Les Suessions, les Bellovaques, les Ambiens se soumettent - César passe chez les Nerviens
Chapître 12
- Le lendemain, César, avant que l'ennemi se fût rallié et remis de sa terreur, dirigea son armée vers le pays des Suessions, contigu à celui des Rèmes, et, après une longue marche, arriva devant la ville de Noviodunum.
- Il essaya de l'emporter d'assaut, sur ce qu'il avait appris qu'elle manquait de garnison; mais la largeur des fossés, la hauteur de ses murs défendus par un petit nombre d'hommes, l'empêchèrent de s'en rendre maître.
- Il retrancha son camp, et se mit à faire des mantelets et à disposer tout ce qui était nécessaire pour le siège.
- Pendant ces préparatifs, tous ceux des Suessions qui avaient échappé à la défaite entrèrent la nuit suivante dans la place.

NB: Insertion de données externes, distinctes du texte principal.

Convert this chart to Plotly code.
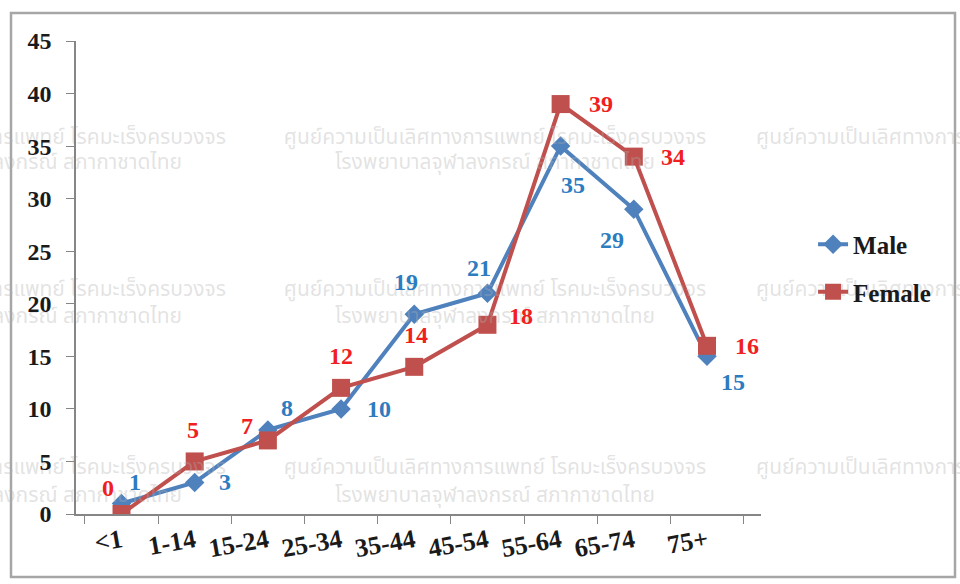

- On pousse aussitôt les mantelets contre les murs, on élève la terrasse, on établit les tours. Les Gaulois, effrayés de la grandeur de ces travaux qu'ils n'avaient jamais vus, dont ils n'avaient jamais entendu parler, et de la promptitude des Romains à les exécuter, envoient des députés à César pour traiter de leur reddition; et, sur la prière des Rèmes, ils obtiennent la vie sauve.